8.- Haced que prevalezcan los peatones en el derecho a usar las calles, antes que los coches.
(Otra vez un bello brindis al sol. En determinadas zonas sí, por supuesto, pero como principio general es inviable y absurdo).
9.- No recurráis a los bloques altos en torre, que alienan y aíslan.
(Ya lo creo: Aíslan del frío, de la humedad, del ruido... y producen un confort que podría tacharse de demoníaco y -aun peor- de antibritánico. Ya se ha hecho el cálculo de extender sobre el territorio, en casas unifamiliares, toda la población de una torre. Con gran daño para el territorio. Además, todos sabemos que en un urbanismo extensivo los servicios públicos son mucho más caros y funcionan mucho peor. ¡Ah, que a este señor también le molestan los servicios públicos!).
10.- Tratad de no ser demasiado convencionales. La flexibilidad es la clave para lograr todo lo anterior.

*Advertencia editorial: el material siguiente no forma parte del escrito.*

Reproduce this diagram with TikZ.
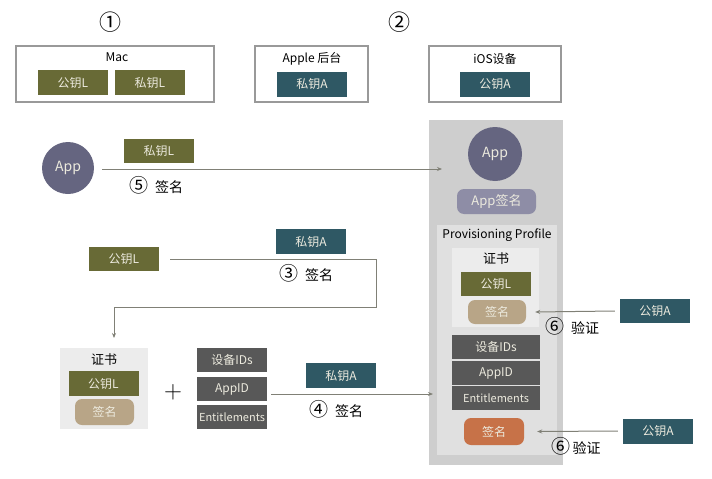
\documentclass[tikz,border=0pt]{standalone}
\usepackage{fontspec}
\setmainfont{Noto Sans CJK SC}
\usetikzlibrary{arrows.meta}

\definecolor{keyolive}{RGB}{104,106,54}
\definecolor{keyteal}{RGB}{47,88,100}
\definecolor{appblue}{RGB}{101,101,128}
\definecolor{appsig}{RGB}{142,141,166}
\definecolor{sigtan}{RGB}{184,165,135}
\definecolor{sigorange}{RGB}{199,114,72}
\definecolor{infogray}{RGB}{88,88,88}
\definecolor{panelgray}{RGB}{206,206,206}
\definecolor{profgray}{RGB}{224,224,224}
\definecolor{certgray}{RGB}{236,236,236}
\definecolor{linegray}{RGB}{128,128,118}
\definecolor{txtlight}{RGB}{236,234,222}

\newcommand{\stepno}[1]{{\fontsize{19}{19}\selectfont #1}}

\begin{document}
\begin{tikzpicture}[x=1pt,y=1pt,yscale=-1,
	font=\fontsize{12}{14}\selectfont,
	frame/.style={draw=black!40,line width=1.2pt,inner sep=0pt},
	keybox/.style={inner sep=0pt,minimum width=70pt,minimum height=25pt,text=txtlight},
	pubL/.style={keybox,fill=keyolive},
	privL/.style={keybox,fill=keyolive},
	privA/.style={keybox,fill=keyteal},
	pubA/.style={keybox,fill=keyteal},
	infobox/.style={inner sep=0pt,minimum height=24pt,fill=infogray,text=txtlight},
	sigbox/.style={rounded corners=7pt,inner sep=0pt,minimum width=59pt,minimum height=25pt,text=txtlight},
	numlbl/.style={font=\fontsize{22}{24}\selectfont,inner sep=0.75pt},
	stepnote/.style={inner sep=0.75pt,font=\fontsize{14}{16}\selectfont},
	conn/.style={draw=linegray,line width=1pt,-{Stealth[length=5pt,width=4pt]}}]
\useasboundingbox (0,0) rectangle (712,479);

% Step numbers
\node[numlbl] (n1) at (110,22) {①};
\node[numlbl] (n2) at (399,22) {②};

% Mac
\node[frame,minimum width=198pt,minimum height=56pt] (mac) at (115,74) {};
\node[inner sep=0.75pt] (maclbl) at (117,57) {Mac};
\node[pubL] (macpub) at (73,82.5) {公钥L};
\node[privL] (macpriv) at (150,82.5) {私钥L};

% Apple backend
\node[frame,minimum width=113pt,minimum height=56pt] (apple) at (311.5,74) {};
\node[inner sep=0.75pt] (applelbl) at (312,59) {Apple 后台};
\node[privA] (applepriv) at (312,84) {私钥A};

% iOS device
\node[frame,minimum width=132pt,minimum height=56pt] (ios) at (495,74) {};
\node[inner sep=0.75pt] (ioslbl) at (495,59) {iOS设备};
\node[pubA] (iospub) at (495,84) {公钥A};

% Installed package on the device
\node[fill=panelgray,minimum width=134pt,minimum height=345pt,inner sep=0pt] (pkg) at (496,292.5) {};
\node[circle,fill=appblue,minimum size=54pt,inner sep=0pt,text=txtlight,font=\fontsize{14}{16}\selectfont] (pkgapp) at (495,154) {App};
\node[sigbox,fill=appsig,minimum width=79pt,font=\fontsize{13}{15}\selectfont] (pkgsig) at (496.5,201.5) {App签名};
\node[fill=profgray,minimum width=120pt,minimum height=230pt,inner sep=0pt] (prof) at (497,340) {};
\node[inner sep=0.75pt] (proflbl) at (497,235) {Provisioning Profile};
\node[fill=certgray,minimum width=87pt,minimum height=79pt,inner sep=0pt] (pcert) at (495.5,287.5) {};
\node[inner sep=0.75pt,font=\fontsize{13}{15}\selectfont] (pcertlbl) at (496,259) {证书};
\node[pubL,minimum height=24pt] (pcertpub) at (496,284) {公钥L};
\node[sigbox,fill=sigtan,minimum width=58pt,minimum height=24pt] (pcertsig) at (497,312) {签名};
\node[infobox,minimum width=88pt] (pdev) at (496,347) {设备IDs};
\node[infobox,minimum width=88pt] (pappid) at (496,373) {AppID};
\node[infobox,minimum width=88pt,font=\fontsize{11}{13}\selectfont] (pent) at (496,398) {Entitlements};
\node[sigbox,fill=sigorange,minimum width=60pt,minimum height=27pt] (psig) at (494,431.5) {签名};

% Step 5: sign the App
\node[circle,fill=appblue,minimum size=52pt,inner sep=0pt,text=txtlight,font=\fontsize{14}{16}\selectfont] (app) at (68,168) {App};
\node[privL,minimum height=24pt] (sign5key) at (159,151) {私钥L};
\coordinate (appin) at (442,169);
\draw[conn] (102,169) -- (appin);
\node[stepnote] (note5) at (156,185) {\stepno{⑤}\enspace 签名};

% Step 3: sign the certificate
\node[pubL,minimum height=24pt] (reqpub) at (124,259) {公钥L};
\node[privA] (sign3key) at (311,241.5) {私钥A};
\coordinate (turn3) at (376,307);
\coordinate (certin) at (114,338);
\draw[conn] ([xshift=11pt]reqpub.east) -| (turn3) -| (certin);
\node[stepnote] (note3) at (306,273) {\stepno{③}\enspace 签名};

% Certificate
\node[fill=certgray,minimum width=88pt,minimum height=81pt,inner sep=0pt] (cert) at (104,388.5) {};
\node[inner sep=0.75pt,font=\fontsize{13}{15}\selectfont] (certlbl) at (104,360) {证书};
\node[pubL] (certpub) at (103.5,383.5) {公钥L};
\node[sigbox,fill=sigtan,minimum height=26pt] (certsig) at (104.5,412) {签名};
\node[font=\fontsize{26}{26}\selectfont,inner sep=0pt] (plus) at (173,392) {$+$};

% Device IDs, AppID, Entitlements
\node[infobox,minimum width=70pt] (devids) at (232,360) {设备IDs};
\node[infobox,minimum width=70pt] (appid) at (232,389) {AppID};
\node[infobox,minimum width=70pt,font=\fontsize{11}{13}\selectfont] (ents) at (232,417) {Entitlements};

% Step 4: sign the profile
\node[privA] (sign4key) at (341,375.5) {私钥A};
\coordinate (profin) at (433,394);
\draw[conn] ([xshift=4pt]appid.east |- 0,394) -- (profin);
\node[stepnote] (note4) at (336,409) {\stepno{④}\enspace 签名};

% Step 6: verify
\node[pubA,minimum height=24pt] (verkey1) at (655,311) {公钥A};
\draw[conn] ([xshift=-5pt]verkey1.west) -- ([xshift=9pt]pcertsig.east);
\node[stepnote] (note6a) at (572,326) {\stepno{⑥}\enspace 验证};
\node[pubA] (verkey2) at (658,431) {公钥A};
\draw[conn] ([xshift=-5pt]verkey2.west) -- ([xshift=13pt]psig.east);
\node[stepnote] (note6b) at (576,446) {\stepno{⑥}\,验证};

\end{tikzpicture}
\end{document}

(Ahí me ha matado. Esto se contradice con los puntos 4, 5, 6... ¡con todos! Ah, ya lo pillo: Estamos hablando de pintoresquismo, de variedad ma non troppo, de eso tan bonito y tan franquista de "variedad dentro de la unidad", de que la cosa quede graciosa, con esquinitas y torrecitas, y tejados a varias aguas. Ah, claro).
Añado que estos diez mandamientos se resumen en uno: NO ME JODÁIS LA ACUARELA.
Pues, Señor, con todos mis respetos: DEJE DE PINTAR ACUARELAS Y ESTÉ A LO QUE HAY QUE ESTAR, (sea eso lo que sea, en su caso).
(*).- Es traducción mía, pero con ayuda parcial de mis amigos mapila y Ray, que no son responsables del resultado final y a quienes, por cierto, no sé si les gustará esta entrada: Me temo lo peor.